# MATERIAL FOR THIS TASK
....................

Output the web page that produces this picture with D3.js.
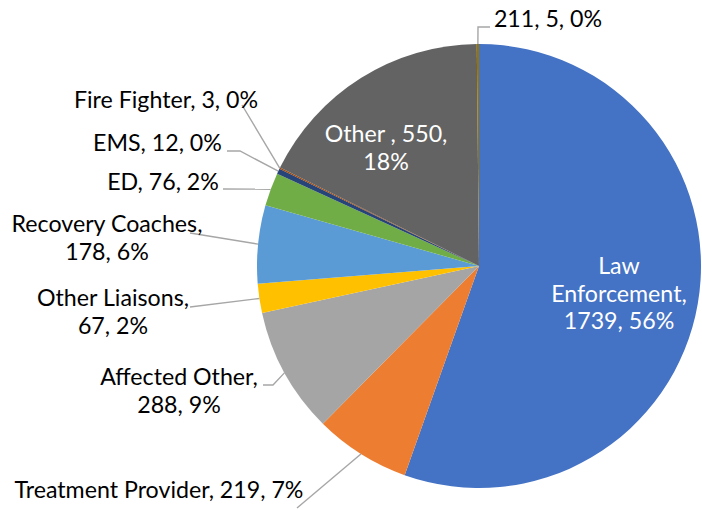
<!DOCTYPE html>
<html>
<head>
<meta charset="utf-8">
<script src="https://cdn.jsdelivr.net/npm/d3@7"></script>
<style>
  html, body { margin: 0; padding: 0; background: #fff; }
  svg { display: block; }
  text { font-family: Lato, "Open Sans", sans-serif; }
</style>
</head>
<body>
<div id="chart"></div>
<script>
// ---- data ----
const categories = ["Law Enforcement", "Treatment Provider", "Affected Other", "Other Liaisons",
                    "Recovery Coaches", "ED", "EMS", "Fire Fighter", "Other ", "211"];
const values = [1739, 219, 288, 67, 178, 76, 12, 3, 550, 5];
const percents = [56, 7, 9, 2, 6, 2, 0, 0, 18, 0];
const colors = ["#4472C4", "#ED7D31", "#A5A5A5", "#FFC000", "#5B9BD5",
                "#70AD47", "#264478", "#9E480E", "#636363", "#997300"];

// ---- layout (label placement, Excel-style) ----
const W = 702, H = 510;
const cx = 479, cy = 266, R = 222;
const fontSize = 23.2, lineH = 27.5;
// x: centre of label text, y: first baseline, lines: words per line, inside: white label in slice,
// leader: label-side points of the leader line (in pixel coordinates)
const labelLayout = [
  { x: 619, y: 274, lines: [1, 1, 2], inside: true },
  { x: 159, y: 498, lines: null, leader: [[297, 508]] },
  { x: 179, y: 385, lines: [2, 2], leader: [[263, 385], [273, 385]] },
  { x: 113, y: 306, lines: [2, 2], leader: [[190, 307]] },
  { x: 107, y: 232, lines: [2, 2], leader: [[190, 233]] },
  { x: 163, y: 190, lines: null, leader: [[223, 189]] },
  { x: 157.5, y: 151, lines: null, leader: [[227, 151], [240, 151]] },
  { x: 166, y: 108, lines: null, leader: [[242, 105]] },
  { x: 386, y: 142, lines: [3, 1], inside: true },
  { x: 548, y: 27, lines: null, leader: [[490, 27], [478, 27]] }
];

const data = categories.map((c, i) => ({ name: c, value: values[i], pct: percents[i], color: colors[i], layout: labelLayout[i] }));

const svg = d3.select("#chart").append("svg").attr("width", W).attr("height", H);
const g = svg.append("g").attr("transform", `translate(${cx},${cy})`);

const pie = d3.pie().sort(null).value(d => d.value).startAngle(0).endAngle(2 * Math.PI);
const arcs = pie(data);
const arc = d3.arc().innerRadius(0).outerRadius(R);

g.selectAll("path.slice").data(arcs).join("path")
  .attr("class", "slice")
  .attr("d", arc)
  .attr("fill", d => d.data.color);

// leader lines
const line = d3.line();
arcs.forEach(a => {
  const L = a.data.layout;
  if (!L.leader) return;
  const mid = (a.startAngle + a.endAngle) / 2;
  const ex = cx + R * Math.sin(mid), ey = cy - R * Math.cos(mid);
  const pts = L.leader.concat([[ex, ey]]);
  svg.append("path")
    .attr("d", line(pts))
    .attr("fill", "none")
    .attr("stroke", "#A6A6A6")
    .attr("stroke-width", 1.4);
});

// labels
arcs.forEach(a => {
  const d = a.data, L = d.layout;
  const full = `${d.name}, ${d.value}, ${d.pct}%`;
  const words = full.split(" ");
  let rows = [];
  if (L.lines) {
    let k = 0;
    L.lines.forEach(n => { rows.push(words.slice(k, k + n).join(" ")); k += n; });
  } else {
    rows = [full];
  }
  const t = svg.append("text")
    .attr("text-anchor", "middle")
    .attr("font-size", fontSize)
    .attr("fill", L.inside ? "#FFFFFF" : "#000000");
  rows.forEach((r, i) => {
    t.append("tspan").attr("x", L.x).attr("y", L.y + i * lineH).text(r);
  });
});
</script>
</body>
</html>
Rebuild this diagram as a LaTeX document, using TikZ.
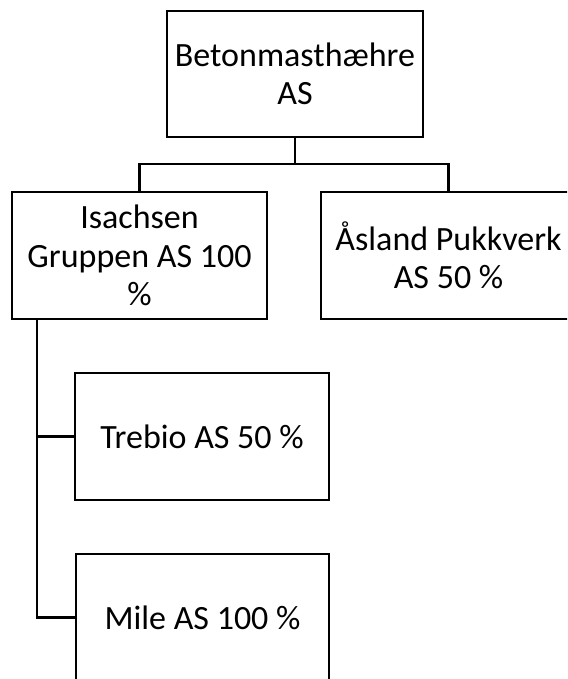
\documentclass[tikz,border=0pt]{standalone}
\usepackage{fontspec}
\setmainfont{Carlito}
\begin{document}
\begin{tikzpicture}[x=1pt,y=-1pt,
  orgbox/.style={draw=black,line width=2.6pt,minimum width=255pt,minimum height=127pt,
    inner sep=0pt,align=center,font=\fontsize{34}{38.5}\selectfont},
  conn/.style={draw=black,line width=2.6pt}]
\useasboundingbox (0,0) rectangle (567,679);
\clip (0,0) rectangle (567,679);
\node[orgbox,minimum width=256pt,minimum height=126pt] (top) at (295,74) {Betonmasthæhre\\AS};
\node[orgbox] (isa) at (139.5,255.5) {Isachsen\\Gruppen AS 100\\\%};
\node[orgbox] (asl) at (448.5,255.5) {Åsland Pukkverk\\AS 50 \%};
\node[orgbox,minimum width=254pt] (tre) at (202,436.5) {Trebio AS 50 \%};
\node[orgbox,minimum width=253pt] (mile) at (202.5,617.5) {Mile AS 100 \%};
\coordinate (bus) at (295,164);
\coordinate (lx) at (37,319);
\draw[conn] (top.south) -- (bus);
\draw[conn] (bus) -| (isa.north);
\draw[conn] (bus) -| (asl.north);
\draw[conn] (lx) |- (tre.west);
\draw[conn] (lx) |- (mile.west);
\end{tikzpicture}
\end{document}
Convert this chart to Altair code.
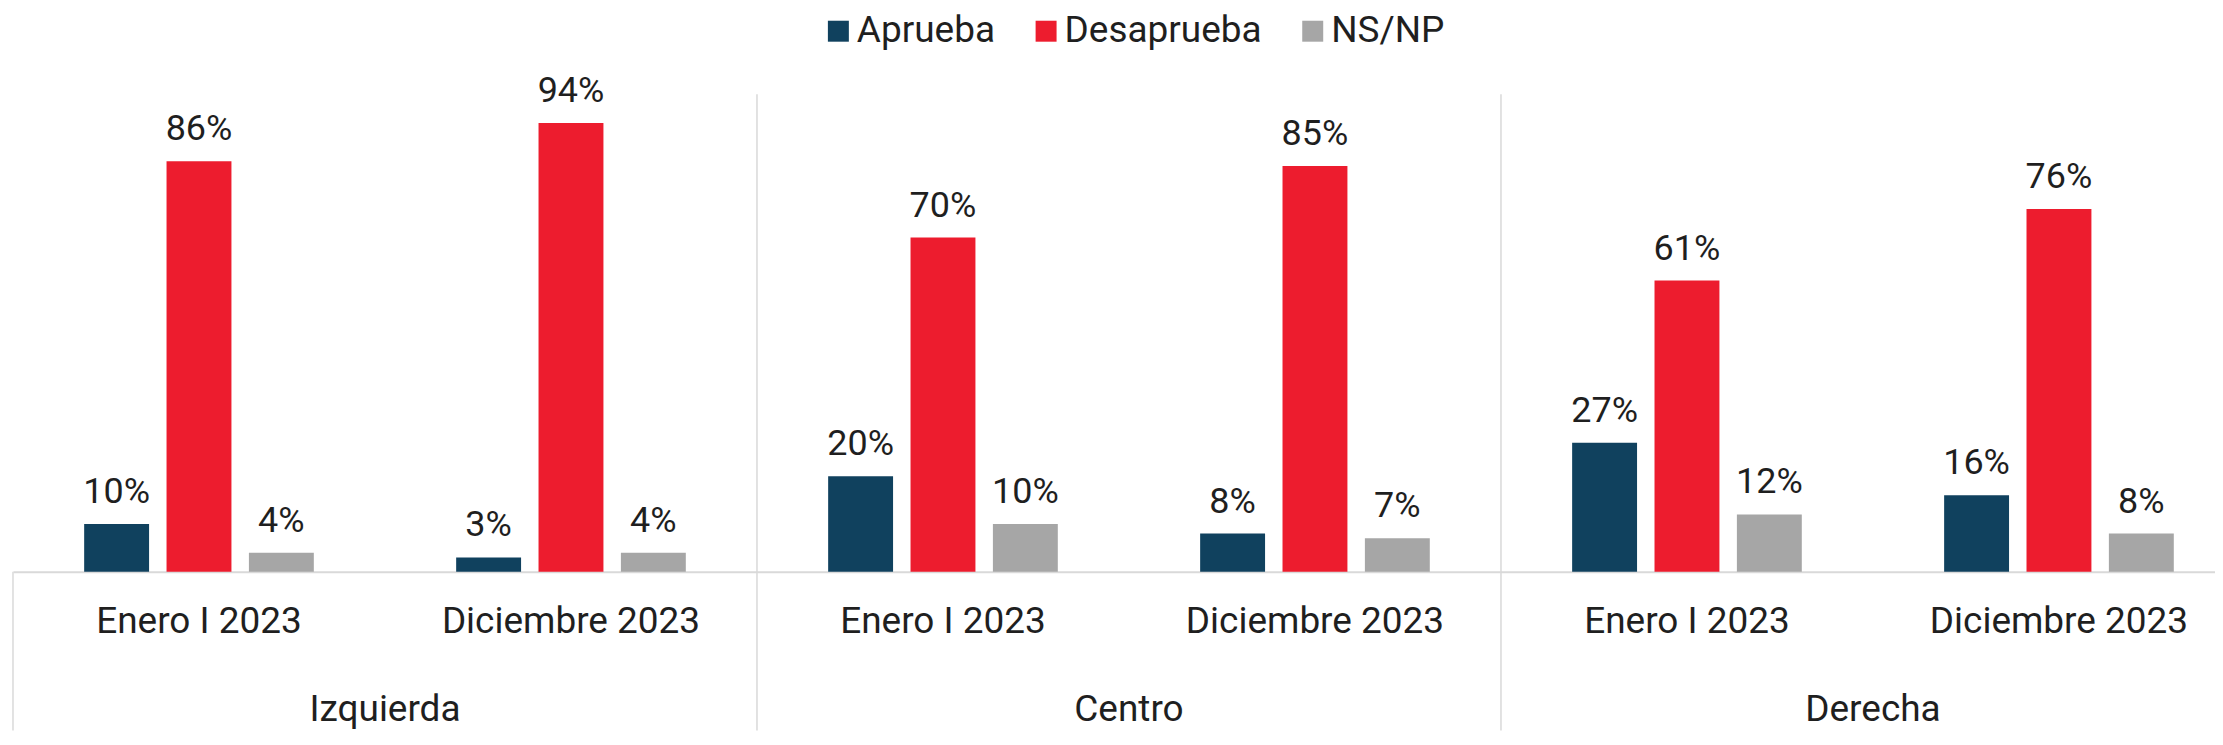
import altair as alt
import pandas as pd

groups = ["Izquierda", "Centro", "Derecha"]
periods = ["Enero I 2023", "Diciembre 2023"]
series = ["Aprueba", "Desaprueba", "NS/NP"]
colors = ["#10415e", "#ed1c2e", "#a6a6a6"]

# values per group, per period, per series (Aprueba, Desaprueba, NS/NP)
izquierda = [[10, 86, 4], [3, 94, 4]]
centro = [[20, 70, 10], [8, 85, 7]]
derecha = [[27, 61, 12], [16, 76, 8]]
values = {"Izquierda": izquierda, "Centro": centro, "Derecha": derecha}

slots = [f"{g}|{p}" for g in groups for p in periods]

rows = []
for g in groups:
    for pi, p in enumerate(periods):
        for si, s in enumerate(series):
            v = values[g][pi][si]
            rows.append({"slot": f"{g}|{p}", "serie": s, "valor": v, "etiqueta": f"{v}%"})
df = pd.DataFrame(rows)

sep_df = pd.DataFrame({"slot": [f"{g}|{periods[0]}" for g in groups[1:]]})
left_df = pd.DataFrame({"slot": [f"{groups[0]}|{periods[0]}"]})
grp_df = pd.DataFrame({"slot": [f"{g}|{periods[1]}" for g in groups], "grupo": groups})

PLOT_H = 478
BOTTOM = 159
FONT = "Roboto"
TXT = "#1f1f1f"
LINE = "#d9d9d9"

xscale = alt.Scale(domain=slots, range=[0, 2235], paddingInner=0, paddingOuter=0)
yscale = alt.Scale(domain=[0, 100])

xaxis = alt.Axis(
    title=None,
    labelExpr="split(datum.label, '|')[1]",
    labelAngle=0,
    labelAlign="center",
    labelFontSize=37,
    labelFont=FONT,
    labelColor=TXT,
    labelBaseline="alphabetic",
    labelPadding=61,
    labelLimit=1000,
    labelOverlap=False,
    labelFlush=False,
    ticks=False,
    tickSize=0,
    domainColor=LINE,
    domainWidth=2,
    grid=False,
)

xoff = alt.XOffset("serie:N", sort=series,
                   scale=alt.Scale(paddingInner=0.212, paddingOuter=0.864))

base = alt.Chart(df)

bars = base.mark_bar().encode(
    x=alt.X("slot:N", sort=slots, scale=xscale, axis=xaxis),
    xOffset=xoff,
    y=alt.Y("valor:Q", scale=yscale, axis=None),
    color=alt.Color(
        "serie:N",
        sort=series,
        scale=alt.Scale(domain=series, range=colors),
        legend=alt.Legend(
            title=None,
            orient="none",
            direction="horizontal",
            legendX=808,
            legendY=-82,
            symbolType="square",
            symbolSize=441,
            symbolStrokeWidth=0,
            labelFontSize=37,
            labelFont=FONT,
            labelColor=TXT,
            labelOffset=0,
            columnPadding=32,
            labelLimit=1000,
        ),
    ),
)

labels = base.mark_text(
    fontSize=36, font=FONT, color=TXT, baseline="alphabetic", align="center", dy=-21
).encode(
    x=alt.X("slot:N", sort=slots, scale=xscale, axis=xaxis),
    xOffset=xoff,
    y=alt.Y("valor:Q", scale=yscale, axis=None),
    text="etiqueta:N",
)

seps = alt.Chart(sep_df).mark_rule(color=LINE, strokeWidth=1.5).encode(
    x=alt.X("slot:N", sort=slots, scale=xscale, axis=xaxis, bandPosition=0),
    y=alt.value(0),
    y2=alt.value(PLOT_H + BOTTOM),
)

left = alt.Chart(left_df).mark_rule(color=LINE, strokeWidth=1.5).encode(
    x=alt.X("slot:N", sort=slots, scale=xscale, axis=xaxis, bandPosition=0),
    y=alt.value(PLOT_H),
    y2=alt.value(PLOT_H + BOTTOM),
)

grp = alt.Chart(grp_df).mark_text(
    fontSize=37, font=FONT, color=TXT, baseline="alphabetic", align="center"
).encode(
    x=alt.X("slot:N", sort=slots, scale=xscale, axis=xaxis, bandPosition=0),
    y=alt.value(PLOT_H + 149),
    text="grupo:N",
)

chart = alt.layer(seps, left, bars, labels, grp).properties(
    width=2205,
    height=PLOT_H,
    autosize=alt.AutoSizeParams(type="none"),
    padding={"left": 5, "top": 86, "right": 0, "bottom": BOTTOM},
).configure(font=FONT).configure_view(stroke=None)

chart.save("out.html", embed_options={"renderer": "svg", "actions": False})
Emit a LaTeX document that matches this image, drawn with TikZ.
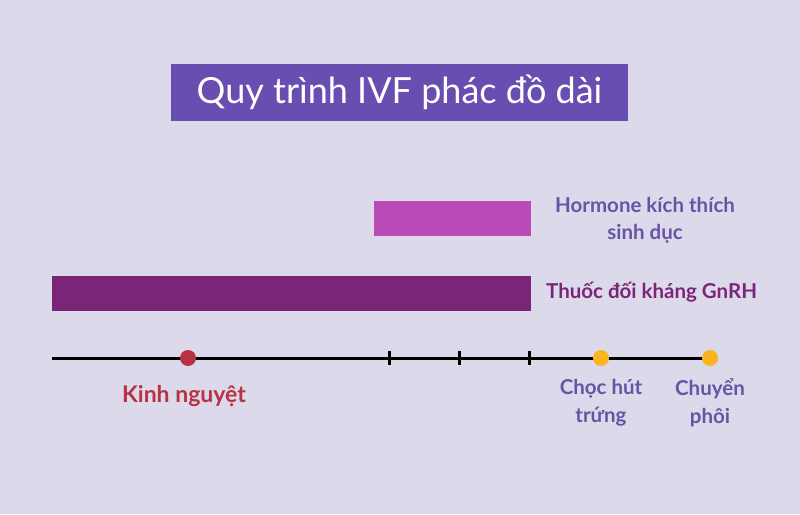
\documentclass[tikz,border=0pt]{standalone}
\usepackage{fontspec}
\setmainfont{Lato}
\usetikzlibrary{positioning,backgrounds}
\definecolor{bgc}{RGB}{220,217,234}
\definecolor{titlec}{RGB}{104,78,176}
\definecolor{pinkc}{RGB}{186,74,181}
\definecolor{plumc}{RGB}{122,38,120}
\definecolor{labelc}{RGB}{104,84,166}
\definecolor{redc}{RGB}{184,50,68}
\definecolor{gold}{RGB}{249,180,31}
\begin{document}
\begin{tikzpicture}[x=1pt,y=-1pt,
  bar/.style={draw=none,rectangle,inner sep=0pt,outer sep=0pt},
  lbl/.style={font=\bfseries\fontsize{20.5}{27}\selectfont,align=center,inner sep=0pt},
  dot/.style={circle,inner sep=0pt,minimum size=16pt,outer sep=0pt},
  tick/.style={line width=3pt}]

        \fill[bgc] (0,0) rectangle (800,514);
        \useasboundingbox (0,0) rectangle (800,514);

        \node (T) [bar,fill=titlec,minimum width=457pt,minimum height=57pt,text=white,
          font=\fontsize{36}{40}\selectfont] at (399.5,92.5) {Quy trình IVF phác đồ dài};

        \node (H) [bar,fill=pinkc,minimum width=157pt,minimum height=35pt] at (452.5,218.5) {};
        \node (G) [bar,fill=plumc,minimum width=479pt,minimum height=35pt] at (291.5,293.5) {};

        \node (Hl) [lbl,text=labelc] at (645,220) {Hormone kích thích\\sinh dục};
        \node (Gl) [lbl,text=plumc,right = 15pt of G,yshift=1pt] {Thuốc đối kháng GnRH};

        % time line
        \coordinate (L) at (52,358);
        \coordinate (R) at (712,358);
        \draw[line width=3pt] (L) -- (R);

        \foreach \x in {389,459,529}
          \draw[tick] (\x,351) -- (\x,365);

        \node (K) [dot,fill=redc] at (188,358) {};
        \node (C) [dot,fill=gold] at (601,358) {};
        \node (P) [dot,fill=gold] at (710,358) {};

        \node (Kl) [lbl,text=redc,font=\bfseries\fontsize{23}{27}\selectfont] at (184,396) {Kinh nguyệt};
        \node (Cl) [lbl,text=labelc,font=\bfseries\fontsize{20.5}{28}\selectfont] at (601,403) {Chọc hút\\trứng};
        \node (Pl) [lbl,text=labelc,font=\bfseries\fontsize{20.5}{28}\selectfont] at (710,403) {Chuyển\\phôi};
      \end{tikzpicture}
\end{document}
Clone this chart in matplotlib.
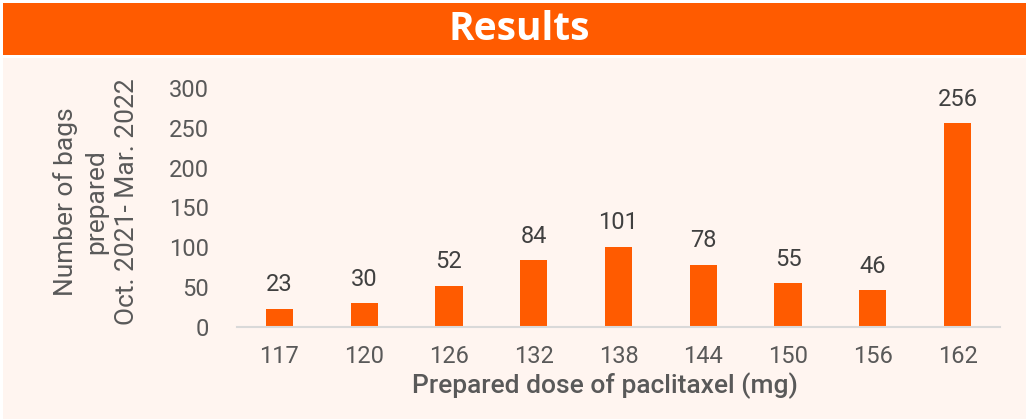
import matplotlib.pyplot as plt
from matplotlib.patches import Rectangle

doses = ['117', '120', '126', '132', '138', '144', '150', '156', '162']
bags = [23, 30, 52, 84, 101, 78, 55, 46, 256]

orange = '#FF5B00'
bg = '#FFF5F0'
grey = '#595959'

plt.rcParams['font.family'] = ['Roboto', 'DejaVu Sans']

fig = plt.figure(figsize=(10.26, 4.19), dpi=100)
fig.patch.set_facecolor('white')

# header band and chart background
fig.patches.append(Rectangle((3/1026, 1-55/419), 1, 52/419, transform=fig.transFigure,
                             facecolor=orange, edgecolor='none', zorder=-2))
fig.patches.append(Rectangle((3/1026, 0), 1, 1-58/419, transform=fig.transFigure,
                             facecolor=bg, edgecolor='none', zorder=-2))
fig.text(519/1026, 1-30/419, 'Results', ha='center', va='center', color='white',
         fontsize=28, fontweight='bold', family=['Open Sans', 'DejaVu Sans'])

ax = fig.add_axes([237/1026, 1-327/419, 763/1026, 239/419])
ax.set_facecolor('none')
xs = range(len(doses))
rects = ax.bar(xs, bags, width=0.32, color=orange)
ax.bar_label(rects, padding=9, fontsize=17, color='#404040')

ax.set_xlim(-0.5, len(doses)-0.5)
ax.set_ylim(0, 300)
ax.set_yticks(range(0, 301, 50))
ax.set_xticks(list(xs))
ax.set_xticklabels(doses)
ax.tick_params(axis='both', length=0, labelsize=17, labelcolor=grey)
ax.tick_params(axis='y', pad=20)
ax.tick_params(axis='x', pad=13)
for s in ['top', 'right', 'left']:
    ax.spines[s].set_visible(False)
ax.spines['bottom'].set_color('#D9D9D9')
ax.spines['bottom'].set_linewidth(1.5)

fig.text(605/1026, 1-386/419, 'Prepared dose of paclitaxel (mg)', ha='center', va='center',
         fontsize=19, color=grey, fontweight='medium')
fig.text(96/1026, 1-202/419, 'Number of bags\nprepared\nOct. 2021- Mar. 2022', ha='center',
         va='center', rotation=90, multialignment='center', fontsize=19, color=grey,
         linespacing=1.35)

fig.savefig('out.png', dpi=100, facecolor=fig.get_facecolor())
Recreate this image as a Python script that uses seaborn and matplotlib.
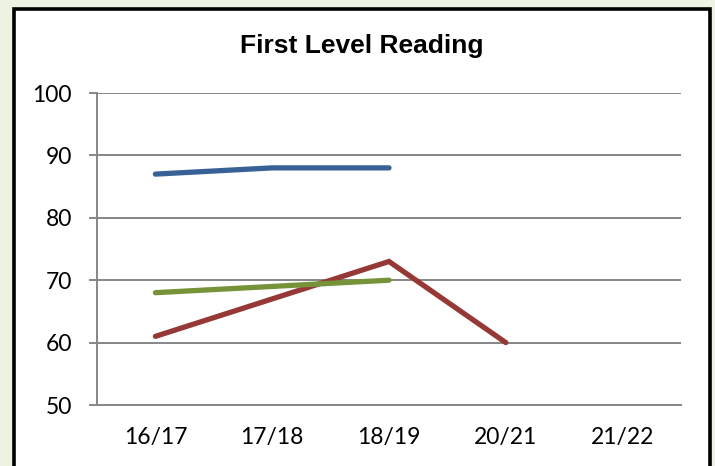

....................

# AIM OF THE EXERCISE
Write out the lines from the one containing "Clone this chart in matplotlib." down to the one containing "grey = '#595959'", both included, exactly as they appear. Leave out any pictures.

# THE SOLUTION
Clone this chart in matplotlib.
import matplotlib.pyplot as plt
from matplotlib.patches import Rectangle

doses = ['117', '120', '126', '132', '138', '144', '150', '156', '162']
bags = [23, 30, 52, 84, 101, 78, 55, 46, 256]

orange = '#FF5B00'
bg = '#FFF5F0'
grey = '#595959'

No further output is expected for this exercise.